Wednesday, October 29, 2014

What I've Been Up To

Someone asked me lately what I've been tatting lately.  Well, not too much to show.  I made a piece for the State Fair and forgot to take a picture of it.  Then there was some design work, not ready for public consumption.  Mostly the type where I tat the same thing over and over again, with the successive versions getting worse instead of better.  

But then I remembered I hadn't shown any Palmetto tatting yet.  

This is Vicki Clark's Teapot Suncatcher.  It was one of the class projects I admired the most. I couldn't take the class, but I got one of the kits and made it as soon as I got home.  The scanner didn't do justice to the big crystal bead in the center.

These are the projects from the open classes at night.  You can see Jane's Key to Success, and Sharren's Ringo the Dragonfly.  That one used lots of different techniques.  You can see one of my rings got a little wonky.

The one class I did get to take was Erin's Single Shuttle Beady Braid.  The pattern was unbelievably easy for such a flashy bit of tatting.  I made a bracelet I was very proud of.  I took it to work to show off, and then brought it home and put it in a very safe place, and oh dear... 

Monday, October 13, 2014

Curse You, Red Baron! Biplanes and Triplanes

DH is an aficionado of such things, but my knowledge of World War I aircraft is pretty much limited to the names Sopwith Camel and Fokker Triplane from the Snoopy and the Red Baron comics.
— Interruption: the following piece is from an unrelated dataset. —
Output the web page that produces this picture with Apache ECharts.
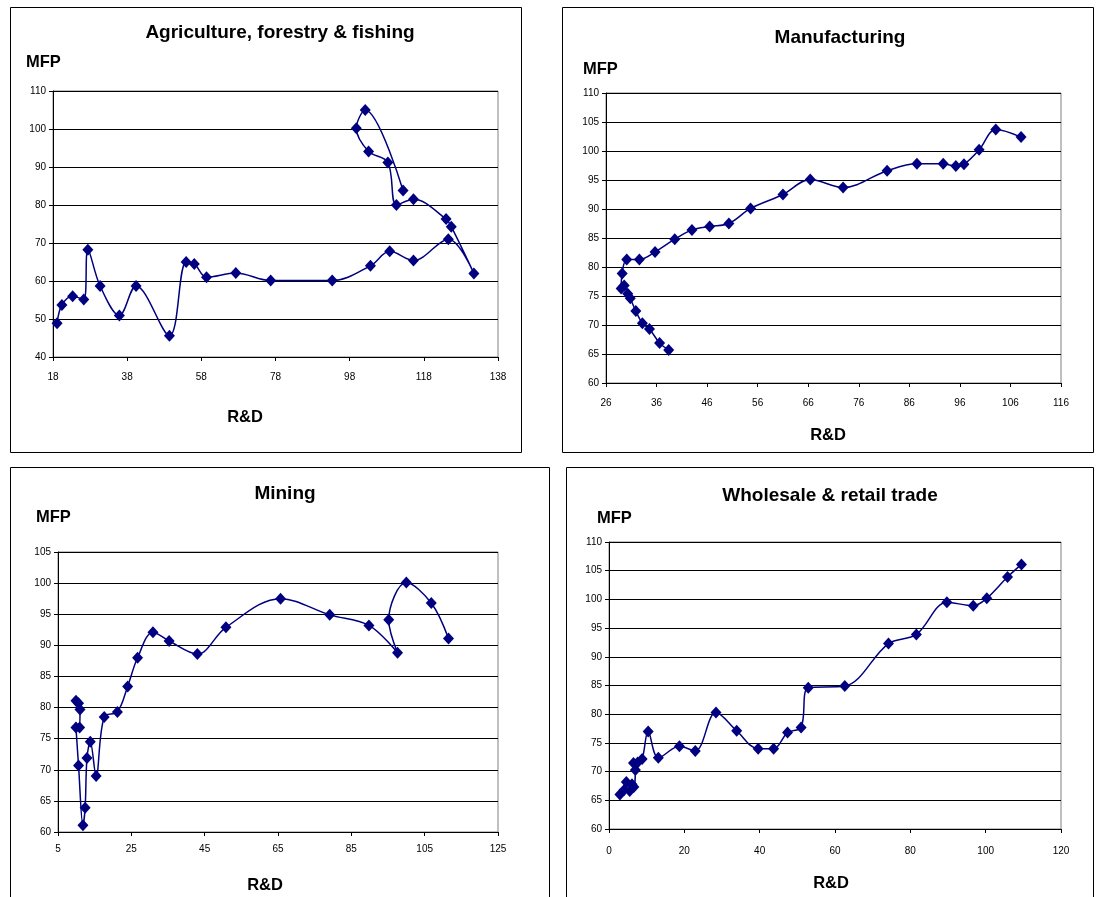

That didn't stop me from having a fine time at the recent "Biplanes and Triplanes WWI Airshow" at the Military Aviation Museum in Virginia Beach.  The museum hosts a large WWII airshow every May, and has a WWI show every two years.

The planes are interesting to see up close...

             ...and there are always some people in period dress.

The announcers always keep up an informative and entertaining commentary while the planes fly.

There were often 3 or 4 planes flying together for a great visual show.

As the planes landed, you could see that many of the pilots sported flowing silk scarves, just like this one:

The planes were all replicas, except for an actual Curtis Jenny built in 1918 and restored to flying condition.  This was one of the most famous planes built by the Glenn Curtis company.  That was one more name I recognized, because the Glenn Curtis Musem is located in Hammondsport, NY, and  DH went to visit the museum one year while I was at the Fingerlakes Tatting Convention.  Look what I did there, sneaking in tatting content :)

Wednesday, October 01, 2014

Palmetto Pics Part 2

Oops, I forgot to post more Palmetto picture earlier. Here are a few more.  I was going to show some of the projects I made, but I still haven't gotten them scanned.  Better some pictures now than waiting for whenever that gets done.

Here are Randy and Karen.

More friends just having fun. That's Crazy Mom and Jane in front.

A walk down to the lake for a little peaceful reflective time.